Gaspreise könnten steigen
Ungeachtet des Angriffs Russlands auf die Ukraine ist die Versorgungssicherheit mit Gas auch nach Einschätzung des Energieversorgers EnBW im Moment nicht gefährdet.
«Aktuell liefern die russischen Vertragspartner die vertragsgemäß zugesagten Gasmengen», teilte eine Sprecherin des Karlsruher Unternehmens mit. Zudem deckten Lieferungen aus Norwegen und den Niederlanden sowie Flüssigerdgas-Lieferungen an westeuropäische Terminals die Nachfrage. «Das ist ein Beleg, dass der globale Gasmarkt funktioniert.»
Angesichts des Konflikts könnten auf Gas-Bezieher allerdings höhere Preise zukommen.
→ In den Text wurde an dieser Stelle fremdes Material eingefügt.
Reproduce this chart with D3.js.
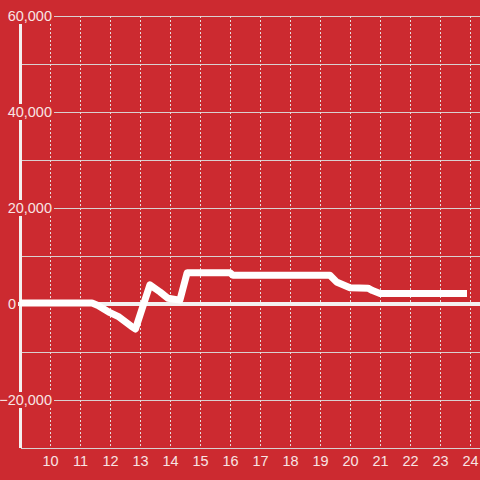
<!DOCTYPE html>
<html>
<head>
<meta charset="utf-8">
<script src="https://cdn.jsdelivr.net/npm/d3@7"></script>
<style>
  html, body { margin: 0; padding: 0; background: #cc2a30; }
  svg { display: block; }
  text { font-family: "Liberation Sans", Arial, sans-serif; }
</style>
</head>
<body>
<svg width="480" height="480"></svg>
<script>
// hour of day
var hours = [9.0, 11.4, 11.6, 12.0, 12.3, 12.7, 12.85, 13.33, 13.67, 13.93, 14.33, 14.57,
             16.0, 16.1, 19.33, 19.55, 20.0, 20.6, 20.75, 21.0, 23.9];
// running value
var values = [200, 200, -300, -1800, -2700, -4600, -5200, 4000, 2500, 1200, 800, 6500,
              6500, 6000, 6000, 4600, 3400, 3300, 2800, 2200, 2200];

var xTicks = [10, 11, 12, 13, 14, 15, 16, 17, 18, 19, 20, 21, 22, 23, 24];
var yTicks = [60000, 40000, 20000, 0, -20000];
var yGrid = [60000, 50000, 40000, 30000, 20000, 10000, -10000, -20000];

var svg = d3.select("svg"),
    width = +svg.attr("width"),
    height = +svg.attr("height");

var x = d3.scaleLinear().domain([9, 24.333]).range([20, 480]);
var y = d3.scaleLinear().domain([-30000, 60000]).range([448, 16]);

var data = hours.map(function(h, i) { return {h: h, v: values[i]}; });

// horizontal grid
svg.append("g")
    .selectAll("line")
    .data(yGrid)
    .join("line")
    .attr("x1", 21).attr("x2", 480)
    .attr("y1", d => y(d) + 0.5).attr("y2", d => y(d) + 0.5)
    .attr("stroke", "#d9d0d0")
    .attr("stroke-width", 1);

// vertical dashed grid
svg.append("g")
    .selectAll("line")
    .data(xTicks)
    .join("line")
    .attr("x1", d => x(d) + 0.5).attr("x2", d => x(d) + 0.5)
    .attr("y1", y(60000)).attr("y2", y(-30000))
    .attr("stroke", "#e6dcdc")
    .attr("stroke-dasharray", "2,2")
    .attr("stroke-width", 1);

// x axis line
svg.append("line")
    .attr("x1", 21).attr("x2", 480)
    .attr("y1", y(-30000) + 0.5).attr("y2", y(-30000) + 0.5)
    .attr("stroke", "#d9d0d0");

// y axis
svg.append("line")
    .attr("x1", 20.5).attr("x2", 20.5)
    .attr("y1", y(60000)).attr("y2", y(-30000))
    .attr("stroke", "#f4f0f0")
    .attr("stroke-width", 3);

// zero line
svg.append("line")
    .attr("x1", 18).attr("x2", 480)
    .attr("y1", y(0)).attr("y2", y(0))
    .attr("stroke", "#f4f0f0")
    .attr("stroke-width", 4);

// the series
var line = d3.line()
    .x(d => x(d.h))
    .y(d => y(d.v));

svg.append("path")
    .datum(data)
    .attr("fill", "none")
    .attr("stroke", "#ffffff")
    .attr("stroke-width", 7)
    .attr("stroke-linejoin", "round")
    .attr("d", line);

// y labels sit on a red patch over the axis
var yl = svg.append("g")
    .selectAll("g")
    .data(yTicks)
    .join("g")
    .attr("transform", d => "translate(" + (d === 0 ? 16 : 52) + "," + y(d) + ")");

yl.filter(d => d !== 0)
    .append("rect")
    .attr("x", -51).attr("y", -8)
    .attr("width", 53).attr("height", 16)
    .attr("fill", "#cc2a30");

yl.append("text")
    .attr("text-anchor", "end")
    .attr("dy", "0.36em")
    .attr("font-size", 14.5)
    .attr("fill", "#f8e4e4")
    .text(d => d3.format(",")(d));

// x labels
svg.append("g")
    .selectAll("text")
    .data(xTicks)
    .join("text")
    .attr("x", d => x(d) + 0.5)
    .attr("y", 461)
    .attr("dy", "0.36em")
    .attr("text-anchor", "middle")
    .attr("font-size", 14.5)
    .attr("fill", "#f8e4e4")
    .text(d => d);
</script>
</body>
</html>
Die EnBW kaufe Gas für ihre mehrere Hunderttausend Kundinnen und Kunden am deutschen Großhandelsmarkt ein, erläuterte die Sprecherin. «Aufgrund der langfristigen Beschaffungsstrategie der EnBW wirken sich eventuell dauerhaft hohe Gaspreise an der Börse mit einem Zeitversatz auf die Endkundenpreise aus.»
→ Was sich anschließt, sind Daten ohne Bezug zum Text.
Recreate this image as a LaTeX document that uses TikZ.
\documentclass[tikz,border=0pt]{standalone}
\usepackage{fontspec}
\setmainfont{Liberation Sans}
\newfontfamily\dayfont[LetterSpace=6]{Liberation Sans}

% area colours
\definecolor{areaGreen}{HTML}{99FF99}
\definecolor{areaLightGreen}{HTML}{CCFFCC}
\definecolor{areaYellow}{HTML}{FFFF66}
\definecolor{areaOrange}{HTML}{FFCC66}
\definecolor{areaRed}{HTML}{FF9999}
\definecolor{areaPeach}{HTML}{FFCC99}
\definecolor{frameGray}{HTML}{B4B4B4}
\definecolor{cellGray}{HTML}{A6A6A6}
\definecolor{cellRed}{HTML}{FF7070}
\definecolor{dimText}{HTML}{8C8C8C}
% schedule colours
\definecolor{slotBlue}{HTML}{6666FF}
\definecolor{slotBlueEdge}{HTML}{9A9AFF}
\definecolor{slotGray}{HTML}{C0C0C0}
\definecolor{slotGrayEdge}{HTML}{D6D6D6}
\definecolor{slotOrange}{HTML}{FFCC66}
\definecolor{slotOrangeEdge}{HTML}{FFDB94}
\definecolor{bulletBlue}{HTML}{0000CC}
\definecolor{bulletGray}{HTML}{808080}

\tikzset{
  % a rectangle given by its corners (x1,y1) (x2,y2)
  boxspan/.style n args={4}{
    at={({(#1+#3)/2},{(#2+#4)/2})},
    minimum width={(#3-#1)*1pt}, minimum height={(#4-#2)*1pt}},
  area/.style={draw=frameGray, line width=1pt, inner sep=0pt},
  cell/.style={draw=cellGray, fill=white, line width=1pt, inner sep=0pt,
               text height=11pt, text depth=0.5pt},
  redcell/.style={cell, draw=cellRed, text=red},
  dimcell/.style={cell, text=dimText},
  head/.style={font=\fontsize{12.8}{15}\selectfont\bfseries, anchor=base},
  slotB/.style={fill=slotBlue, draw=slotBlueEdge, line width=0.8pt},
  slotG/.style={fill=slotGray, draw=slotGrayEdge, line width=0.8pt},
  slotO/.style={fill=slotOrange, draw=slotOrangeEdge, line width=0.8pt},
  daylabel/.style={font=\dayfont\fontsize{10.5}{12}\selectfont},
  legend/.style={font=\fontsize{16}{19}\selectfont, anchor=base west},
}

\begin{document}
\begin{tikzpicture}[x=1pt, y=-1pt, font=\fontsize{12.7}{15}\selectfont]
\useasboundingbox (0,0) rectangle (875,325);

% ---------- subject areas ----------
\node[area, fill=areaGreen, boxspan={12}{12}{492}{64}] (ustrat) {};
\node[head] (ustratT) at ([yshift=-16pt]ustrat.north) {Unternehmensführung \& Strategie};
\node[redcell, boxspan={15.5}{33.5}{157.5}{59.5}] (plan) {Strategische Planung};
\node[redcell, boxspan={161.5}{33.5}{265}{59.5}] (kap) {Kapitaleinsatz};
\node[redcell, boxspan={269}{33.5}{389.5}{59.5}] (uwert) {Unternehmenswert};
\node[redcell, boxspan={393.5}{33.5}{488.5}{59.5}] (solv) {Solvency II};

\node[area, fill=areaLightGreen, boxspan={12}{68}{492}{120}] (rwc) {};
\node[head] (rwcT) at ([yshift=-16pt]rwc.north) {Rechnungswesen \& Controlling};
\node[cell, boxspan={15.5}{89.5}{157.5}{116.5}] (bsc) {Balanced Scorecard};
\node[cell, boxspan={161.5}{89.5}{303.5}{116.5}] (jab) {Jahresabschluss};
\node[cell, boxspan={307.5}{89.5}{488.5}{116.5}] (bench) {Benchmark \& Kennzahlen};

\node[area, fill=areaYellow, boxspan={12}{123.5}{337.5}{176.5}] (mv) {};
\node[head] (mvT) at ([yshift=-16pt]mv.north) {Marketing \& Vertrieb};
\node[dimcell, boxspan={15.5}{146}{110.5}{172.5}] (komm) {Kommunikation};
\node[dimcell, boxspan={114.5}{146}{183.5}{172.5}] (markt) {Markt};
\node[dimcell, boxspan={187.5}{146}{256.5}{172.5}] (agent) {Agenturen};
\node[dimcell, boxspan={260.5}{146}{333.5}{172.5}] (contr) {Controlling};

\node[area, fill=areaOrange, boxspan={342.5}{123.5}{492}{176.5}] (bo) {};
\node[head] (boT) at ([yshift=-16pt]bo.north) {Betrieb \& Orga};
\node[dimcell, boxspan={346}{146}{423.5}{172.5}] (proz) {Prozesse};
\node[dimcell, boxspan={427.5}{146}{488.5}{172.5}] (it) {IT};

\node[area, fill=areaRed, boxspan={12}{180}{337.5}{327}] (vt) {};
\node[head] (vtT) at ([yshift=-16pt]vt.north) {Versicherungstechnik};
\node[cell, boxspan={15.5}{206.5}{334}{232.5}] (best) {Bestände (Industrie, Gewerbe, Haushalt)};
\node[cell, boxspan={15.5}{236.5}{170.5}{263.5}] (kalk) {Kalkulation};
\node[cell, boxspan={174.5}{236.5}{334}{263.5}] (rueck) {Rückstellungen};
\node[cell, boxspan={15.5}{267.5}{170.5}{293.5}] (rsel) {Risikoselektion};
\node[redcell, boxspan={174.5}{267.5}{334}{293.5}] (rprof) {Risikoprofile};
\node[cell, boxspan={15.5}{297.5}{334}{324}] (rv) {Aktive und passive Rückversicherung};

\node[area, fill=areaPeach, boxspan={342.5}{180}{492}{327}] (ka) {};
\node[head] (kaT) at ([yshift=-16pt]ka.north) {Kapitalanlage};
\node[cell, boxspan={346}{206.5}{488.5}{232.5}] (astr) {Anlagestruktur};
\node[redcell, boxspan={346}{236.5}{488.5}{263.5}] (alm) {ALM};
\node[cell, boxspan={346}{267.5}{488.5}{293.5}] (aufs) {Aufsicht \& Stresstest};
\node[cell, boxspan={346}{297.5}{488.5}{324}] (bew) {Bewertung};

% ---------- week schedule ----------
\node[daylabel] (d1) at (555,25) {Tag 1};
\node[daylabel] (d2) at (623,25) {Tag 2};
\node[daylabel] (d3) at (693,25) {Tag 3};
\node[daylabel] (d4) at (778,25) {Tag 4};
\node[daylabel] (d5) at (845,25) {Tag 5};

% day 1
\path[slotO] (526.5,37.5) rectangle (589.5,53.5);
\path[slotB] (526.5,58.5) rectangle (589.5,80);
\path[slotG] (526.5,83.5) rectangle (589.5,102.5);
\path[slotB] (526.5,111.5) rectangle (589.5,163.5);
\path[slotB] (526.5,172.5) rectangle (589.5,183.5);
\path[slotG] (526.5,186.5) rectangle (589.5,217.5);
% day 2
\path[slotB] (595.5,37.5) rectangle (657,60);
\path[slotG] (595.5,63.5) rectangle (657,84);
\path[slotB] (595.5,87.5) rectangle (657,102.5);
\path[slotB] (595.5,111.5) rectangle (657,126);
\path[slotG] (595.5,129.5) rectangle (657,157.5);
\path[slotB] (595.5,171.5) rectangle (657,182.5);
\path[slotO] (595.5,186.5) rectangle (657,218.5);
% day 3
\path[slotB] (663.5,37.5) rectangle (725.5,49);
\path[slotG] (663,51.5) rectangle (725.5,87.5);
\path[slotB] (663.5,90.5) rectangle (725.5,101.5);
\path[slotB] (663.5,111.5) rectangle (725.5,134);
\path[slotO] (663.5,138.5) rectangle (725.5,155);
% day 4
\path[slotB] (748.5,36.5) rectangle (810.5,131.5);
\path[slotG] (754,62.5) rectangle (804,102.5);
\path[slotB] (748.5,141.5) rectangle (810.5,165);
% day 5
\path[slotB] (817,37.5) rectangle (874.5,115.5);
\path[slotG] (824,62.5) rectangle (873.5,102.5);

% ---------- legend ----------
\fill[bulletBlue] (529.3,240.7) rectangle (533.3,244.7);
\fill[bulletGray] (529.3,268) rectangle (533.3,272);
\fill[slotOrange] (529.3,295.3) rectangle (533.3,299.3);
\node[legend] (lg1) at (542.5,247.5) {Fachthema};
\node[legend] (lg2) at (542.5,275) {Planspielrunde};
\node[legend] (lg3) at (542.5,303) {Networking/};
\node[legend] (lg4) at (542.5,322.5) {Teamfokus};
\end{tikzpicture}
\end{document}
INES: Beispielloser „Stresstest» für EU-Versorgung
Im Fall eines längeren Stopps sämtlicher russischen Gaslieferungen rechnet die Gasspeicher-Vereinigung INES mit einem «beispiellosen Stresstest» für die Versorgung der EU. Diese Einschätzung äußerte Verbandsgeschäftsführer Sebastian Bleschke am Donnerstag nach dem Beginn des Krieges in der Ukraine. «Ob im Falle eines langfristig anhaltenden Ausfalls aller russischen Gaslieferungen bis in den nächsten Winter hinein die Gasversorgung zu jedem Zeitpunkt vollständig und unterbrechungsfrei aufrechterhalten werden kann, hängt von vielen Faktoren ab», sagte er. Eine abschließende Bewertung sei zum jetzigen Zeitpunkt nicht möglich.
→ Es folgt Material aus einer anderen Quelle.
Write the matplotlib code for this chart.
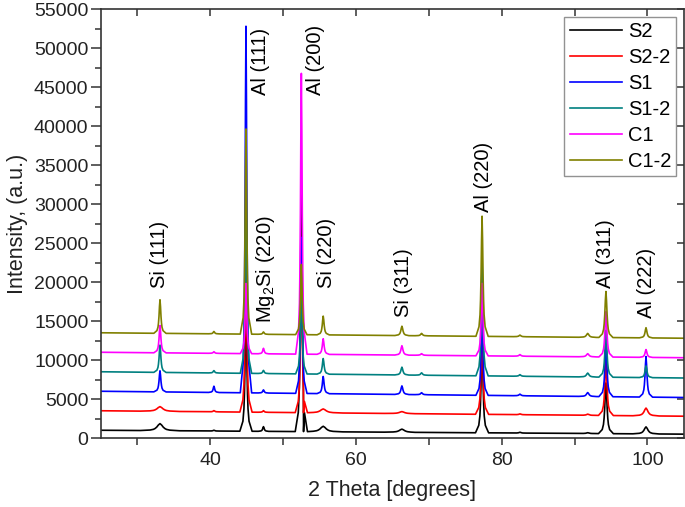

Bleschke bekräftigte, dass die deutsche Gasversorgung in diesem Winter vermutlich selbst bei einem kompletten russischen Lieferstopp wohl noch aufrechterhalten werden könne. Bedingungen dafür seien weiter milde Temperaturen und ausreichend verfügbare Importe verflüssigten Erdgases (LNG). Die Gasspeicher in Deutschland seien zuletzt zu gut 30 Prozent gefüllt gewesen. «Die Speicherfüllstände sind also weiterhin niedrig, aber nicht mehr historisch tief.»